Leave-One-Out Statistics
These measures assess the impact of each observation by considering the model fit when that observation is omitted.
Let \(\hat{Y}_{i(i)}\) be the predicted value of \(Y_i\) when the \(i\)-th observation is left out of the regression model.
PRESS (Predicted Residual Sum of Squares)
\[
\text{PRESS}_p = \sum_{i=1}^n \left(Y_i - \hat{Y}_{i(i)}\right)^2 = \sum e_{i(i)}^2
\]
- Smaller PRESS values indicate better-fitting models.
Cook’s Distance (\(D_i\))
- Combines information on residual size and leverage, and is equivalent to comparing predictions from the full model to those from a leave-one-out model: \[
D_i = \sum_{i=1}^n \frac{\left(\hat{Y}_{i(i)} - \hat{Y}_i\right)^2}{p \cdot \text{MSE}} = \frac{1}{p} (\text{studres}_i)^2 \left[\frac{h_i}{1 - h_i}\right]
\]
- Here, \(p\) is the number of parameters in the model (including the intercept).
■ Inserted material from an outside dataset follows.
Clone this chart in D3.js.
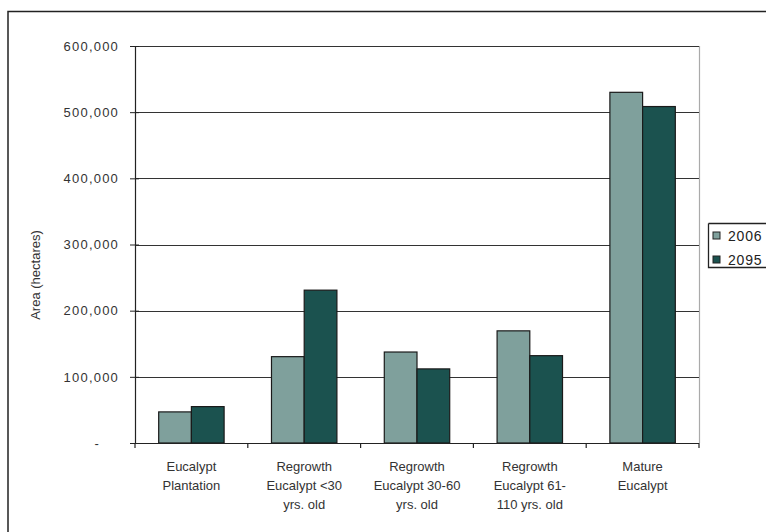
<!DOCTYPE html>
<html>
<head>
<meta charset="utf-8">
<script src="https://cdn.jsdelivr.net/npm/d3@7"></script>
<style>
  html, body { margin: 0; padding: 0; background: #fff; }
  svg { display: block; font-family: "Liberation Sans", Arial, sans-serif; }
</style>
</head>
<body>
<svg id="chart" width="766" height="532"></svg>
<script>
// Forest area by type, 2006 vs 2095 (hectares)
const categories = [
  ["Eucalypt", "Plantation"],
  ["Regrowth", "Eucalypt <30", "yrs. old"],
  ["Regrowth", "Eucalypt 30-60", "yrs. old"],
  ["Regrowth", "Eucalypt 61-", "110 yrs. old"],
  ["Mature", "Eucalypt"]
];
const seriesNames = ["2006", "2095"];
const values2006 = [47000, 130500, 137500, 169500, 530000];
const values2095 = [55000, 231000, 112000, 132000, 508500];
const yTicks = [0, 100000, 200000, 300000, 400000, 500000, 600000];
const colors = ["#7fa09c", "#1b524f"];

const svg = d3.select("#chart");
const margin = { left: 135, right: 699, top: 46, bottom: 443 };

// Outer frame
svg.append("path")
  .attr("d", "M8,532 V11.5 H766")
  .attr("fill", "none").attr("stroke", "#222").attr("stroke-width", 1.5);

const x = d3.scaleBand()
  .domain(d3.range(categories.length))
  .range([margin.left, margin.right])
  .paddingInner(0.42).paddingOuter(0.21);
const xs = d3.scaleBand().domain(seriesNames).range([0, x.bandwidth()]);
const y = d3.scaleLinear().domain([0, 600000]).range([margin.bottom, margin.top]);

// Plot area right border
svg.append("line")
  .attr("x1", margin.right + 0.5).attr("x2", margin.right + 0.5)
  .attr("y1", margin.top).attr("y2", margin.bottom)
  .attr("stroke", "#aaa").attr("stroke-width", 1.2);

// Gridlines
svg.append("g").selectAll("line")
  .data(yTicks.filter(d => d > 0))
  .join("line")
  .attr("x1", margin.left).attr("x2", margin.right)
  .attr("y1", d => Math.round(y(d)) + 0.5).attr("y2", d => Math.round(y(d)) + 0.5)
  .attr("stroke", "#333").attr("stroke-width", 1);

// Bars
const data = categories.map((c, i) => ({ i, vals: [values2006[i], values2095[i]] }));
const groups = svg.append("g").selectAll("g")
  .data(data).join("g")
  .attr("transform", d => `translate(${x(d.i)},0)`);
groups.selectAll("rect")
  .data(d => d.vals.map((v, k) => ({ v, k })))
  .join("rect")
  .attr("x", d => xs(seriesNames[d.k]))
  .attr("width", xs.bandwidth())
  .attr("y", d => y(d.v))
  .attr("height", d => y(0) - y(d.v))
  .attr("fill", d => colors[d.k])
  .attr("stroke", "#1a1a1a").attr("stroke-width", 1.2);

// Y axis
const yAxis = d3.axisLeft(y).tickValues(yTicks)
  .tickFormat(d => d === 0 ? "-" : d3.format(",")(d))
  .tickSize(5).tickPadding(12);
const gy = svg.append("g").attr("transform", `translate(${margin.left},0)`).call(yAxis);
gy.attr("font-size", null).attr("font-family", null);
gy.select(".domain").attr("stroke", "#222").attr("stroke-width", 1.2);
gy.selectAll(".tick line").attr("stroke", "#222").attr("x2", 4).attr("x1", -5);
gy.selectAll(".tick text").attr("fill", "#333")
  .style("font-size", "13px").style("letter-spacing", "1.2px")
  .attr("x", d => d === 0 ? -35 : -16);

// X axis with ticks at category boundaries
svg.append("line")
  .attr("x1", margin.left - 4).attr("x2", margin.right)
  .attr("y1", margin.bottom + 0.5).attr("y2", margin.bottom + 0.5)
  .attr("stroke", "#222").attr("stroke-width", 1.2);
const step = x.step();
svg.append("g").selectAll("line")
  .data(d3.range(categories.length + 1))
  .join("line")
  .attr("x1", i => margin.left + i * step).attr("x2", i => margin.left + i * step)
  .attr("y1", margin.bottom).attr("y2", margin.bottom + 5)
  .attr("stroke", "#222").attr("stroke-width", 1.2);

// Category labels
const lbl = svg.append("g").selectAll("text")
  .data(data).join("text")
  .attr("text-anchor", "middle")
  .style("font-size", "13px").attr("fill", "#333")
  .attr("transform", d => `translate(${x(d.i) + x.bandwidth() / 2},${margin.bottom + 28})`);
lbl.selectAll("tspan")
  .data(d => categories[d.i])
  .join("tspan")
  .attr("x", 0).attr("y", (d, k) => k * 19)
  .text(d => d);

// Y title
svg.append("text")
  .attr("transform", "translate(40,275) rotate(-90)")
  .attr("text-anchor", "middle").style("font-size", "13px").attr("fill", "#333")
  .text("Area (hectares)");

// Legend
const lg = svg.append("g").attr("transform", "translate(708,223)");
lg.append("path").attr("d", "M0.5,0.5 H70 M0.5,0.5 V44.5 H70")
  .attr("fill", "none").attr("stroke", "#222").attr("stroke-width", 1.3);
seriesNames.forEach((s, k) => {
  lg.append("rect").attr("x", 5).attr("y", 9 + k * 24).attr("width", 7).attr("height", 7)
    .attr("fill", colors[k]).attr("stroke", "#222").attr("stroke-width", 1);
  lg.append("text").attr("x", 20).attr("y", 17.5 + k * 24)
    .style("font-size", "14px").style("letter-spacing", "0.8px").attr("fill", "#222").text(s);
});
</script>
</body>
</html>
Durbin-Watson Test for Independence
\[
d = \frac{\sum_{i=1}^n (e_i - e_{i-1})^2}{\sum_{i=1}^n e_i^2}
\]
- Values near 0 indicate positive correlation; values near 4 indicate negative correlation. The distribution is symmetric about 2.
- Available in R and SAS.
Residual Types Summary
| Residual |
\(e_i = y_i - \hat{y}_i\) |
Residual plots |
| Standardized residual |
\(r_i = \frac{e_i}{s \sqrt{1 - h_{ii}}}\) |
Identify outliers |
| Studentized residual |
\(t_i = \frac{e_i}{s_{(i)} \sqrt{1 - h_{ii}}}\) |
Test outlying \(Y\) values |
| Deleted residual |
\(e_{i(i)} = y_i - \hat{y}_{i(i)} = \frac{e_i}{1 - h_{ii}}\) |
Calculate PRESS |
For studentized residuals, at \(\alpha = 0.05\) we expect about 5% to be greater than 2 or less than –2.
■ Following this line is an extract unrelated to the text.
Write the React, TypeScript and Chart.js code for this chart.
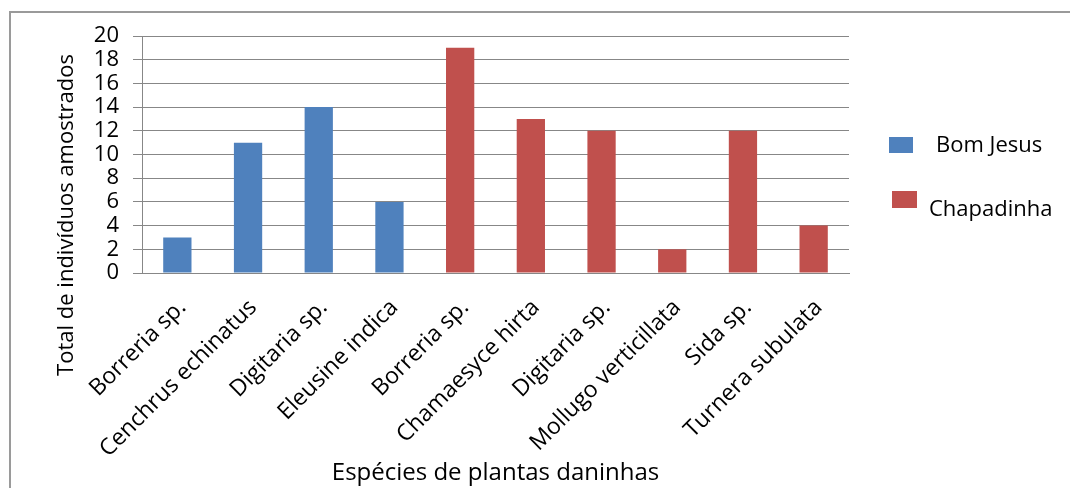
import React, { useEffect, useRef } from "react";
import { Chart, registerables } from "chart.js";

Chart.register(...registerables);

const categories = [
  "Borreria sp.",
  "Cenchrus echinatus",
  "Digitaria sp.",
  "Eleusine indica",
  "Borreria sp.",
  "Chamaesyce hirta",
  "Digitaria sp.",
  "Mollugo verticillata",
  "Sida sp.",
  "Turnera subulata",
];
const bomJesus = [3, 11, 14, 6, null, null, null, null, null, null];
const chapadinha = [null, null, null, null, 19, 13, 12, 2, 12, 4];
const seriesNames = ["Bom Jesus", "Chapadinha"];
const seriesColors = ["#4F81BD", "#C0504D"];
const yMin = 0;
const yMax = 20;
const yStep = 2;
const yTitle = "Total de indivíduos amostrados";
const xTitle = "Espécies de plantas daninhas";

const FONT = "'Open Sans', sans-serif";
const GRID = "#878787";

const framePlugin = {
  id: "frame",
  beforeDraw(chart: any) {
    const ctx = chart.ctx;
    ctx.save();
    ctx.fillStyle = "#ffffff";
    ctx.fillRect(0, 0, chart.width, chart.height);
    ctx.strokeStyle = "#9a9a9a";
    ctx.lineWidth = 2;
    ctx.strokeRect(10, 12, chart.width + 20, chart.height + 20);
    ctx.restore();
  },
};

const yTitlePlugin = {
  id: "yTitleCustom",
  afterDraw(chart: any) {
    const ctx = chart.ctx;
    ctx.save();
    ctx.translate(67, 215);
    ctx.rotate(-Math.PI / 2);
    ctx.font = `22px ${FONT}`;
    ctx.fillStyle = "#000";
    ctx.textAlign = "center";
    ctx.textBaseline = "middle";
    ctx.fillText(yTitle, 0, 0);
    ctx.restore();
  },
};

const legendPlugin = {
  id: "legendCustom",
  afterDraw(chart: any) {
    const ctx = chart.ctx;
    const items = [
      { box: [889, 137, 24, 16], tx: 936, ty: 146 },
      { box: [892, 191, 25, 17], tx: 929, ty: 210 },
    ];
    ctx.save();
    ctx.font = `22px ${FONT}`;
    ctx.textAlign = "left";
    ctx.textBaseline = "middle";
    chart.data.datasets.forEach((ds: any, i: number) => {
      const it = items[i];
      ctx.fillStyle = ds.backgroundColor;
      ctx.fillRect(it.box[0], it.box[1], it.box[2], it.box[3]);
      ctx.fillStyle = "#000";
      ctx.fillText(ds.label, it.tx, it.ty);
    });
    ctx.restore();
  },
};

export default function App() {
  const ref = useRef<HTMLCanvasElement | null>(null);

  useEffect(() => {
    if (!ref.current) return;
    const chart = new Chart(ref.current, {
      type: "bar",
      data: {
        labels: categories,
        datasets: [
          {
            label: seriesNames[0],
            data: bomJesus,
            backgroundColor: seriesColors[0],
            borderWidth: 0,
          },
          {
            label: seriesNames[1],
            data: chapadinha,
            backgroundColor: seriesColors[1],
            borderWidth: 0,
          },
        ],
      },
      options: {
        responsive: false,
        animation: false,
        devicePixelRatio: 1,
        grouped: false,
        categoryPercentage: 0.4,
        barPercentage: 1,
        layout: { padding: { left: 0, top: 36, right: 221, bottom: 0 } },
        plugins: {
          legend: { display: false },
          tooltip: { enabled: false },
        },
        scales: {
          x: {
            grid: { display: false, drawTicks: false },
            border: { display: true, color: GRID, width: 1 },
            ticks: {
              color: "#000",
              font: { family: FONT, size: 23 },
              minRotation: 45,
              maxRotation: 45,
              padding: 21,
              labelOffset: 5,
              autoSkip: false,
            },
            title: {
              display: true,
              text: xTitle,
              color: "#000",
              font: { family: FONT, size: 24 },
              padding: { top: 0, bottom: 0 },
            },
            afterFit(scale: any) {
              scale.height = 215;
            },
          },
          y: {
            min: yMin,
            max: yMax,
            ticks: {
              stepSize: yStep,
              color: "#000",
              font: { family: FONT, size: 22 },
              padding: 14,
              autoSkip: false,
            },
            grid: { color: GRID, tickColor: GRID, tickLength: 9, lineWidth: 1 },
            border: { display: true, color: GRID, width: 1 },
            afterFit(scale: any) {
              scale.width = 142;
            },
          },
        },
      } as any,
      plugins: [framePlugin, yTitlePlugin, legendPlugin],
    });
    return () => chart.destroy();
  }, []);

  return (
    <div style={{ position: "absolute", left: 0, top: 0, width: 1070, height: 488, background: "#fff" }}>
      <canvas ref={ref} width={1070} height={488} style={{ display: "block", width: 1070, height: 488 }} />
    </div>
  );
}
Residual Diagnostics Panel
Graphical Assessment of Residuals
| Linear means, constant SD |
Model fits well |
No action needed |
| Curved means, equal SD |
Nonlinearity |
Transform \(X\) |
| Curved means, increasing SD |
Nonlinearity + heteroscedasticity |
Transform \(Y\) |
| Skewed residuals |
Non-normality |
Can still model the mean, but CIs/PIs may be unreliable. Consider transformations. |
| Linear means, increasing SD |
Heteroscedasticity |
Use weighted regression |
Remedies for Violations
Nonlinearity
- Add more complexity to the model.
- Apply a transformation to \(X\).
- Add another variable, which may also help nonconstant variance.
Nonconstant Variance
- Transform \(Y\).
- Use weighted least squares to down-weight observations with larger variance so they don’t influence the regression model as much as observations closer to the line.
Outliers
- Use robust regression.
- Check for data entry or other errors. Only delect observations in this situation.
Non-normality
- Usually fixed via the above methods, so wait to fix until last.
- Consider transforming the data.
Residual Patterns and Suggested Remedies
Summary Table: Interpretation by Model Type
|
Model Type
|
Equation
|
Interpretation
|
|
Log-linear
|
\(\log Y = \beta_0 + \beta_1 X\)
|
1 unit increase in \(X\) \(\rightarrow\) \(e^{\beta_1}\) change in median \(Y\)
|
|
Linear-log
|
\(Y = \beta_0 + \beta_1 \log X\)
|
Doubling \(X\) \(\rightarrow\) \(\beta_1 \log(2)\) change in mean \(Y\)
|
|
Log-log
|
\(\log Y = \beta_0 + \beta_1 \log X\)
|
Doubling \(X\) \(\rightarrow\) ×\(2^{\beta_1}\) change in median \(Y\)
|
Note: Logging \(Y\) generally shifts interpretation from the mean to the median.